SEO Implications of Trawler

Understanding how Trawler works is essential for SEOs. By optimizing your website for crawlability, you can ensure that Google discovers, indexes, and ranks your content effectively.

Key Takeaways for SEOs

  • Technical SEO is Crucial: Ensure your website is technically sound, with a clean site structure, a well-configured robots.txt file, and proper use of redirects.
  • Prioritize Page Speed: Slow-loading pages can hinder Trawler's ability to crawl your site efficiently. Optimize your page speed to improve crawlability and user experience.
  • Create a Mobile-Friendly Website: Google predominantly crawls and indexes the mobile version of websites.

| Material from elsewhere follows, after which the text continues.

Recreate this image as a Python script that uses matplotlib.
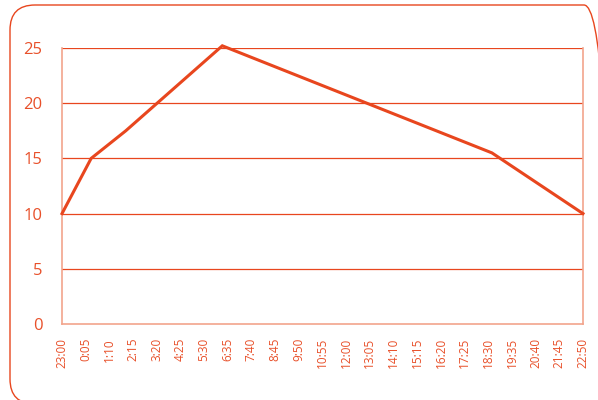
import matplotlib
matplotlib.use("Agg")
import matplotlib.pyplot as plt
from matplotlib.patches import FancyBboxPatch

# tick labels every 65 minutes starting 23:00
tick_labels = ["23:00", "0:05", "1:10", "2:15", "3:20", "4:25", "5:30", "6:35",
               "7:40", "8:45", "9:50", "10:55", "12:00", "13:05", "14:10", "15:15",
               "16:20", "17:25", "18:30", "19:35", "20:40", "21:45", "22:50"]
tick_minutes = [i * 65 for i in range(len(tick_labels))]

# series: minutes since 23:00, value
point_minutes = [0, 80, 175, 440, 1180, 1430]
point_values = [10, 15, 17.5, 25.2, 15.5, 10]

y_ticks = [0, 5, 10, 15, 20, 25]

line_color = "#E8461E"
text_color = "#E8502A"
frame_color = "#F2A48C"

plt.rcParams['font.family'] = ['Open Sans', 'DejaVu Sans']

fig = plt.figure(figsize=(5.98, 4.0), dpi=100)

# rounded outer frame (in inches), runs off the right and bottom edges
box = FancyBboxPatch((0.10, -0.04), 5.99, 3.99,
                     boxstyle="round,pad=0,rounding_size=0.25",
                     transform=fig.dpi_scale_trans, fill=False,
                     edgecolor=line_color, linewidth=1.0)
fig.patches.append(box)

ax = fig.add_axes([62 / 598, 1 - 324 / 400, 521 / 598, 276 / 400])
ax.set_xlim(0, tick_minutes[-1])
ax.set_ylim(0, 25)

for v in y_ticks[1:]:
    ax.axhline(v, color=line_color, linewidth=0.9, zorder=1)

ax.plot(point_minutes, point_values, color=line_color, linewidth=2.2,
        clip_on=False, zorder=3, solid_joinstyle="miter")

for side in ["left", "bottom", "right"]:
    ax.spines[side].set_color(frame_color)
    ax.spines[side].set_linewidth(1.2)
ax.spines["top"].set_visible(False)

ax.set_yticks(y_ticks)
ax.set_yticklabels([str(v) for v in y_ticks])
ax.set_xticks(tick_minutes)
ax.set_xticklabels(tick_labels, rotation=90)
ax.tick_params(axis="y", length=0, pad=14, labelsize=12, labelcolor=text_color)
ax.tick_params(axis="x", length=0, pad=10, labelsize=8.5, labelcolor=text_color)

fig.savefig("out.png", dpi=100)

Make sure your site is mobile-friendly and provides a seamless experience on all devices.
  • Submit an XML Sitemap: Help Trawler discover your pages by submitting an XML sitemap to Google Search Console.
  • Monitor Crawl Errors: Regularly review Google Search Console for crawl errors and address them promptly. This will ensure that Google can access and index your content without issues.

Conclusion

Trawler is the foundation upon which Google Search is built. By understanding how it works and optimizing your website for crawlability, you can ensure that your content is discovered, indexed, and has the opportunity to rank well in search results.

Remember: The web is constantly evolving, and so is Trawler. Stay informed about changes to Google's crawling practices and adapt your SEO strategies accordingly.